Database bloat is something that only the rarest of postgres databases can get away with. As more and more people give us control of their databases for something like AWS RDS (Amazon Web Service’s Recursive Disappointment Service), using extensions like pg_repack can get a little trickier.

let’s get started

Since you have no server to access the local binaries, and because AWS RDS provides no binaries for the versions they are using, you’re going to have to build your own. This isn’t as hard as one might think because it is an open source project with directions: http://reorg.github.io/pg_repack/

While you can adopt and manage the docker ecosystem to get the pg_repack binary, you also have the option that people have been using the past 42 years and just type make;sudo make install.

While you were reading the above, I was spinning up a postgres 10.5 db on RDS. I started it yesterday so that it would be ready by the time you got to this part of the post. Lets create some data:

-- let's create the table
CREATE TABLE burritos (
id SERIAL UNIQUE NOT NULL primary key,
title VARCHAR(10) NOT NULL,
toppings TEXT NOT NULL,
thoughts TEXT,
code VARCHAR(4) NOT NULL,
UNIQUE (title, toppings)
);

--disable auto vacuum
important=> ALTER TABLE burritos SET (autovacuum_enabled = false, toast.autovacuum_enabled = false);
ALTER TABLE


-- orders up
INSERT INTO  burritos (title, toppings, thoughts, code)
SELECT
  left(md5(i::text), 10),
  md5(random()::text),
  md5(random()::text),
  left(md5(random()::text), 4)
FROM GENERATE_SERIES(1, 1000000) s(i);
INSERT 0 1000000


UPDATE burritos SET toppings = md5(random()::text) WHERE id < 250;
UPDATE burritos SET toppings = md5(random()::text) WHERE id between 250 and 500;
UPDATE burritos SET code = left(md5(random()::text), 4) WHERE id between 2050 and 5000;
UPDATE burritos SET thoughts = md5(random()::text) WHERE id between 10000 and 20000;
UPDATE burritos SET thoughts = md5(random()::text) WHERE id between 800000 and 900000;
UPDATE burritos SET toppings = md5(random()::text) WHERE id between 600000 and 700000;

Much like a human that has had that much interaction with burritos… our database now is quite bloaty.
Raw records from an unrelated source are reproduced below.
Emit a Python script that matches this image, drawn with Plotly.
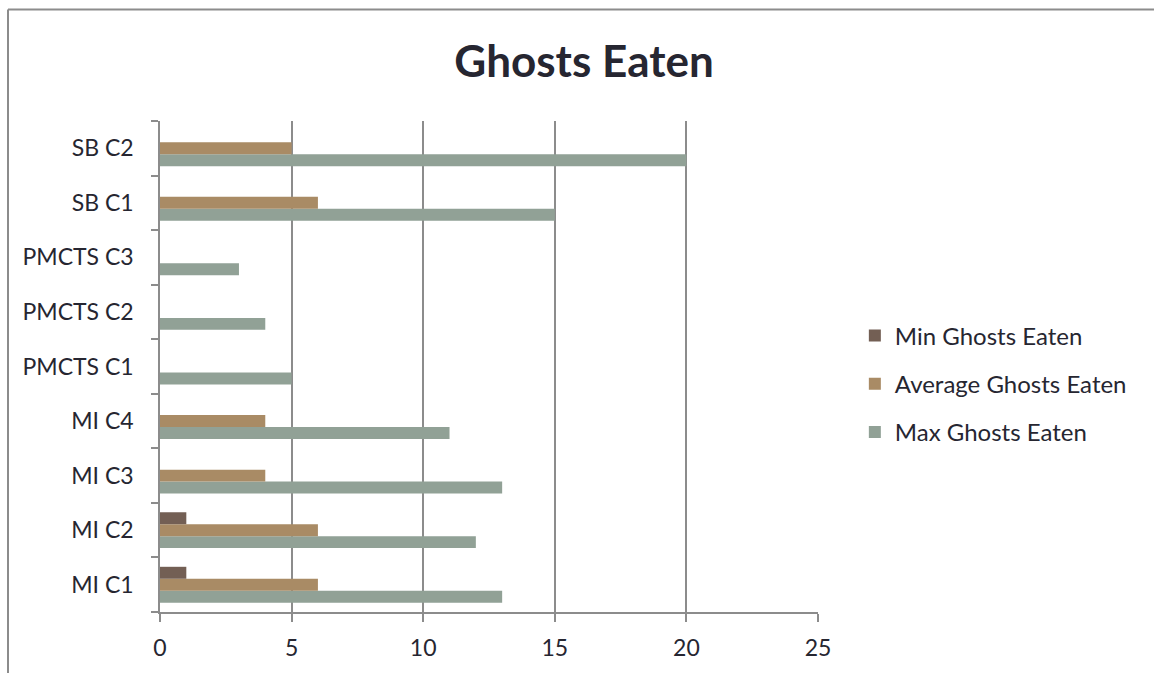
import plotly.graph_objects as go

categories = ["MI C1", "MI C2", "MI C3", "MI C4", "PMCTS C1", "PMCTS C2", "PMCTS C3", "SB C1", "SB C2"]
min_eaten = [1, 1, 0, 0, 0, 0, 0, 0, 0]
avg_eaten = [6, 6, 4, 4, 0, 0, 0, 6, 5]
max_eaten = [13, 12, 13, 11, 5, 4, 3, 15, 20]
x_ticks = [0, 5, 10, 15, 20, 25]

FONT = "Lato"
TXT = "#262631"
GRID = "#8c8c8c"

fig = go.Figure()
series = [
    ("Max Ghosts Eaten", max_eaten, "#91a196", 3),
    ("Average Ghosts Eaten", avg_eaten, "#a98b65", 2),
    ("Min Ghosts Eaten", min_eaten, "#735f54", 1),
]
for name, vals, col, rank in series:
    fig.add_trace(go.Bar(
        y=categories, x=vals, name=name, orientation="h",
        marker=dict(color=col, line=dict(width=0)),
        legendgroup=name, legendrank=rank,
    ))

fig.update_layout(
    width=1154, height=673,
    margin=dict(l=160, r=336, t=121, b=59),
    paper_bgcolor="white", plot_bgcolor="white",
    barmode="group", bargap=0.343, bargroupgap=0,
    font=dict(family=FONT, color=TXT, size=23),
    title=dict(text="<b>Ghosts Eaten</b>", x=(584/1154), xanchor="center",
               y=1 - 62/673, yanchor="middle", yref="container",
               font=dict(family=FONT, size=44, color=TXT)),
    legend=dict(x=1.056, xanchor="left", y=0.4645, yanchor="middle",
                traceorder="grouped", tracegroupgap=14,
                font=dict(family=FONT, size=24, color=TXT)),
    xaxis=dict(range=[0, 25], tickvals=x_ticks, showgrid=True, gridcolor=GRID, gridwidth=1.5,
               showline=True, linecolor=GRID, linewidth=1.5, ticks="outside", ticklen=8,
               tickcolor=GRID, tickwidth=1.5, zeroline=False, ticklabelstandoff=7,
               tickfont=dict(size=23, color=TXT, family=FONT), fixedrange=True),
    yaxis=dict(showgrid=False, showline=True, linecolor=GRID, linewidth=1.5, ticks="outside",
               ticklen=7, tickcolor=GRID, tickwidth=1.5, tickson="boundaries",
               ticklabelstandoff=20,
               tickfont=dict(size=23, color=TXT, family=FONT)),
    showlegend=True,
)

# outer chart frame (left and top edges visible)
fig.add_shape(type="line", xref="paper", yref="paper",
              x0=(8-160)/658, x1=(8-160)/658, y0=(614-9)/493, y1=(614-680)/493,
              line=dict(color="#8c8c8c", width=2))
fig.add_shape(type="line", xref="paper", yref="paper",
              x0=(8-160)/658, x1=(1160-160)/658, y0=(614-9)/493, y1=(614-9)/493,
              line=dict(color="#8c8c8c", width=2))

fig.write_html("out.html")
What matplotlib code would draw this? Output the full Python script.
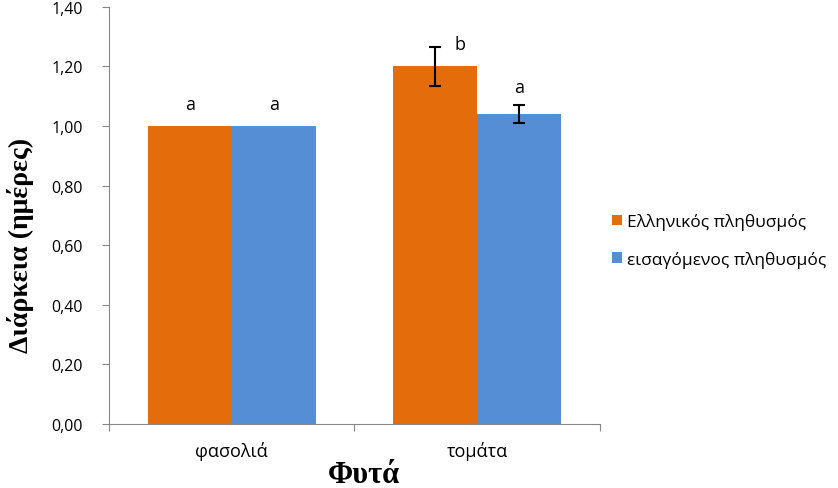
import matplotlib
matplotlib.use("Agg")
import matplotlib.pyplot as plt
import numpy as np

plants = ["φασολιά", "τομάτα"]
greek = [1.00, 1.20]
greek_err = [0.0, 0.065]
imported = [1.00, 1.04]
imported_err = [0.0, 0.03]
letters_greek = ["a", "b"]
letters_imported = ["a", "a"]
series_names = ["Ελληνικός πληθυσμός", "εισαγόμενος πληθυσμός"]

C_OR = "#E46C0A"; C_BL = "#558ED5"; C_AX = "#868686"
SANS = ["Open Sans", "DejaVu Sans"]
SERIF = ["Liberation Serif", "DejaVu Serif"]

fig = plt.figure(figsize=(8.38, 4.89), dpi=100)
ax = fig.add_axes([0.130, 0.131, 0.586, 0.853])

x = np.arange(len(plants))
w = 0.342
ax.bar(x - w / 2, greek, w, color=C_OR, label=series_names[0])
ax.bar(x + w / 2, imported, w, color=C_BL, label=series_names[1])
for xs, vals, errs in [(x - w / 2, greek, greek_err), (x + w / 2, imported, imported_err)]:
    for xi, v, e in zip(xs, vals, errs):
        if e > 0:
            ax.errorbar(xi, v, yerr=e, fmt="none", ecolor="black", elinewidth=1.5, capsize=4, capthick=1.5)

# significance letters
for xs, vals, errs, lets, dx in [(x - w / 2, greek, greek_err, letters_greek, 0.1),
                                 (x + w / 2, imported, imported_err, letters_imported, 0.0)]:
    for xi, v, e, t in zip(xs, vals, errs, lets):
        off = 0.075 if e == 0 else e + 0.06
        if dx and e > 0:
            off = e + 0.01
        ax.text(xi + (dx if e > 0 else 0), v + off, t, ha="center", va="center",
                fontsize=13, family=SANS)

ax.set_xlim(-0.5, 1.5)
ax.set_ylim(0, 1.4)
yt = np.arange(0, 1.41, 0.2)
ax.set_yticks(yt)
ax.set_yticklabels([f"{v:.2f}".replace(".", ",") for v in yt], family=SANS, fontsize=11.5)
ax.set_xticks([-0.5, 0.5, 1.5])
ax.set_xticklabels([])
ax.set_xticks(x, minor=True)
ax.set_xticklabels(plants, minor=True, family=SANS, fontsize=13)
ax.tick_params(axis="x", which="minor", length=0, pad=12)
ax.tick_params(axis="x", which="major", length=5, color=C_AX, direction="out")
ax.tick_params(axis="y", length=5, color=C_AX, direction="out", pad=14)

for s in ["top", "right"]:
    ax.spines[s].set_visible(False)
for s in ["left", "bottom"]:
    ax.spines[s].set_color(C_AX)

ax.set_ylabel("Διάρκεια (ημέρες)", family=SERIF, fontsize=20, fontweight="bold", va="center")
ax.yaxis.set_label_coords(-0.181, 0.43)
ax.set_xlabel("Φυτά", family=SERIF, fontsize=22, fontweight="bold", labelpad=0)
ax.xaxis.set_label_coords(0.52, -0.086)

ax.legend(loc="center left", bbox_to_anchor=(1.0, 0.44), frameon=False,
          prop={"family": SANS, "size": 12.5}, handlelength=0.55, handleheight=0.55,
          handletextpad=0.3, labelspacing=1.2, borderaxespad=0.3)

fig.savefig("out.png", dpi=100)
Let’s get repack in place:

-- list our extensions
important=> \dx
                 List of installed extensions
  Name   | Version |   Schema   |         Description
---------+---------+------------+------------------------------
 plpgsql | 1.0     | pg_catalog | PL/pgSQL procedural language
(1 row)

-- create our extension
important=> CREATE EXTENSION pg_repack;
CREATE EXTENSION

-- show it is installed
important=> \dx
                                  List of installed extensions
   Name    | Version |   Schema   |                         Description
-----------+---------+------------+--------------------------------------------------------------
 pg_repack | 1.4.3   | public     | Reorganize tables in PostgreSQL databases with minimal locks
 plpgsql   | 1.0     | pg_catalog | PL/pgSQL procedural language
(2 rows)

pg_repack has a lot of options. Feel free to check them out, but I’m going to start packing:

rob@squid ~ :( $/usr/local/bin/pg_repack -U greataccounthere -h bloatsy.csbv99zxhbsh.us-east-2.rds.amazonaws.com -d important -t burritos -j 4
NOTICE: Setting up workers.conns
ERROR: pg_repack failed with error: You must be a superuser to use pg_repack

This might feel like game over because of how broken superuser is on RDS, but the trick is to take a leap of faith and add another flag (-k) that skips the superuser check:

rob@squid ~ :( $/usr/local/bin/pg_repack -U greataccounthere -h bloatsy.csbv99zxhbsh.us-east-2.rds.amazonaws.com -d important -k -t burritos -j 4
NOTICE: Setting up workers.conns
ERROR: pg_repack failed with error: program 'pg_repack 1.4.4' does not match database library 'pg_repack 1.4.3'

Great… now you can either check out the 1.4.3 tag in the repo you cloned, or download 1.4.3 from their releases and run a make. I thought I would be clever and try to namespace my binaries:

rob@squid ~ :( $/usr/local/bin/pg_repack-1.4.3 -U greataccounthere -h bloatsy.csbv99zxhbsh.us-east-2.rds.amazonaws.com -k -d important -t burritos -j 4
NOTICE: Setting up workers.conns
ERROR: pg_repack-1.4.3 failed with error: program 'pg_repack-1.4.3 1.4.3' does not match database library 'pg_repack 1.4.3'

sigh… so directory namespacing it is:

rob@squid ~ :( $/usr/local/bin/pg_repack-1.4.3/pg_repack -U greataccounthere -h bloatsy.csbv99zxhbsh.us-east-2.rds.amazonaws.com -k -d important -t burritos -j 4
NOTICE: Setting up workers.conns
INFO: repacking table "public.burritos"
LOG: Initial worker 0 to build index: CREATE UNIQUE INDEX index_16449 ON repack.table_16442 USING btree (id) TABLESPACE pg_default
LOG: Initial worker 1 to build index: CREATE UNIQUE INDEX index_16451 ON repack.table_16442 USING btree (title, toppings) TABLESPACE pg_default
LOG: Command finished in worker 0: CREATE UNIQUE INDEX index_16449 ON repack.table_16442 USING btree (id) TABLESPACE pg_default
LOG: Command finished in worker 1: CREATE UNIQUE INDEX index_16451 ON repack.table_16442 USING btree (title, toppings) TABLESPACE pg_default

It works. Now to just wrap it in a little alias and get back to dealing with my heartburn from lunch. function repack-rds { /usr/local/bin/pg_repack-1.4.3/pg_repack -U ops -h bloatsy.csbv99zxhbsh.us-east-2.rds.amazonaws.com -k -d $1 --table=$2 -j 4; }